2. English literature students have another perspective. They are supposed to make their writing attractive, so gripping that readers will want to read to the end. This perhaps means that flow and elegance of expressions are all-important - not clarity and conciseness. So they compose essays aimed to capture the reader's attention by whatever means. One of their tenets is that variance in expression - the use of synonyms - is commendable. However, in scientific writing the use of near-synonyms (as contrasted with absolute synonyms) should be avoided because it may cause confusion. The words species, type, and variety are not synonyms in biology (SECTION 6) although an English literature student may think they are synonyms. Neutral words (having no special meaning in biology) are kind and sort -- they could easily be substituted for what non-biologists call "type" and "variety."
For example, a scientific paper might write about Spodoptera frugiperda in the first sentence and then mention S. frugiperda 20 more times in 2 pages (so the reader is sure what is meant).
But a literature student would not want to use the same expression so many times, and sometimes would write "caterpillars", "this scourge", "the pest", "worms" and a dozen other expressions so that it might be uncertain to most readers what species was being mentioned in many of the sentences - the same species or a related species, or something very different. Furthermore, a literature student probably would avoid using the standard scientific arrangement of items (SEE top of this page) as being "too boring."

3. Journalists write as if their readers have minimal attention span (maybe they are right, in general).
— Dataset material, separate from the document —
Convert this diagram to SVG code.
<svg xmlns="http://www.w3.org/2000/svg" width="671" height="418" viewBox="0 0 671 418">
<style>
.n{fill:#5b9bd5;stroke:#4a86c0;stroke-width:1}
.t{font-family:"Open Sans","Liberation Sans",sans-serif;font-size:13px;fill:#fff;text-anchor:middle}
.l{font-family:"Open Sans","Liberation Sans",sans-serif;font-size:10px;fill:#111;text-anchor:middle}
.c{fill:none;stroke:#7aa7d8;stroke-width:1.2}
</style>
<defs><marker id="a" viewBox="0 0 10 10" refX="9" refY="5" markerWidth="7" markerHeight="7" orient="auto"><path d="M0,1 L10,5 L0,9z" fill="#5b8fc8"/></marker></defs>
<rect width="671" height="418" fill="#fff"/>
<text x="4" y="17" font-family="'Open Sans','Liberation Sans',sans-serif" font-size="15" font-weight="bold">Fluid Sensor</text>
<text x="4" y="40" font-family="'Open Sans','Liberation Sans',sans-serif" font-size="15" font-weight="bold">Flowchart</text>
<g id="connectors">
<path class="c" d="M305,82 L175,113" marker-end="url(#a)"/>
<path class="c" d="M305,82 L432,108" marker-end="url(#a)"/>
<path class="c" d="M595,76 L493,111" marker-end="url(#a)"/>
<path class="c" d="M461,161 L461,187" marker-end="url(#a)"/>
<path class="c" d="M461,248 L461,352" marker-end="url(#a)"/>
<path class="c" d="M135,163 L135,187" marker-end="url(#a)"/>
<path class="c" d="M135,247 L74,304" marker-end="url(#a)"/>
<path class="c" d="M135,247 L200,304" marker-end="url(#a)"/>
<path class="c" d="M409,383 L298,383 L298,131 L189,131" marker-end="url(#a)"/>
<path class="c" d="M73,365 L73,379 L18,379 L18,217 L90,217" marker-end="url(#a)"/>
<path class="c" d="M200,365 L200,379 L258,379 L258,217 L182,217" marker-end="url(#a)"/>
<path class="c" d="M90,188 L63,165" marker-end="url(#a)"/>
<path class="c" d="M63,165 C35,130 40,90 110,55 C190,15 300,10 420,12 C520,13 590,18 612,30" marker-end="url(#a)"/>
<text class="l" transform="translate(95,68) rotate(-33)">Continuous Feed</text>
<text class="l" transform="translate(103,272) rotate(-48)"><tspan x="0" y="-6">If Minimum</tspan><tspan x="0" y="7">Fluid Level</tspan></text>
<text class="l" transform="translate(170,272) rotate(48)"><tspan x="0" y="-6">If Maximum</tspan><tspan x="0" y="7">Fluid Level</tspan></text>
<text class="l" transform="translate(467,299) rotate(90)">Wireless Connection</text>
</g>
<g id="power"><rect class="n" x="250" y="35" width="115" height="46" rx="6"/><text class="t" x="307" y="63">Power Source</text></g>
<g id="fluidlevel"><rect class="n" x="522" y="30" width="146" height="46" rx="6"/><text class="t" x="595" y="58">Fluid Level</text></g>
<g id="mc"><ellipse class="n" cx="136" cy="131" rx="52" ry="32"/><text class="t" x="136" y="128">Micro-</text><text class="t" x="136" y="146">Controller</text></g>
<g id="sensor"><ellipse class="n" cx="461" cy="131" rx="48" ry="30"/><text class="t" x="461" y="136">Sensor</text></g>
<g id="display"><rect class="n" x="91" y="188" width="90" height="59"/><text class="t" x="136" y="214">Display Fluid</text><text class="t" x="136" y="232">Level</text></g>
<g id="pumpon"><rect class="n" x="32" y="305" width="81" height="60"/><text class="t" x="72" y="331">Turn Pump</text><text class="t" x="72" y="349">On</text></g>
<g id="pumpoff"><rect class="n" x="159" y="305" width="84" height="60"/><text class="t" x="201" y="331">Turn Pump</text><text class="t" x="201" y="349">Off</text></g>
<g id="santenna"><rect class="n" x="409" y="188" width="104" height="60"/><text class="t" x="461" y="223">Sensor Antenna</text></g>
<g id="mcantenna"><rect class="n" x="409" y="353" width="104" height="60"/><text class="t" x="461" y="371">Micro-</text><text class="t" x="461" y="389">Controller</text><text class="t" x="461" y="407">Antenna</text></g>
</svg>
They try to present "the most important stuff" in the first paragraph, and then present less-and-less important stuff, so that the last few paragraphs can be chopped off and thrown away if they won't fit the space allotted by their editors. They don't want to take the time to listen carefully to you as you explain "obscure" points (even things that you may think are important) - because they have deadlines to meet and they have made up their minds about what they think is newsworthy. They want NEWS and "human interest stories" right now - not a lecture on use of words in biology - and when they have what they think they need - VROOM! they're gone (SECTION 14: how to talk to journalists).

4. See entry about Bureaucratese (Section 17), which is the antithesis of scientific English.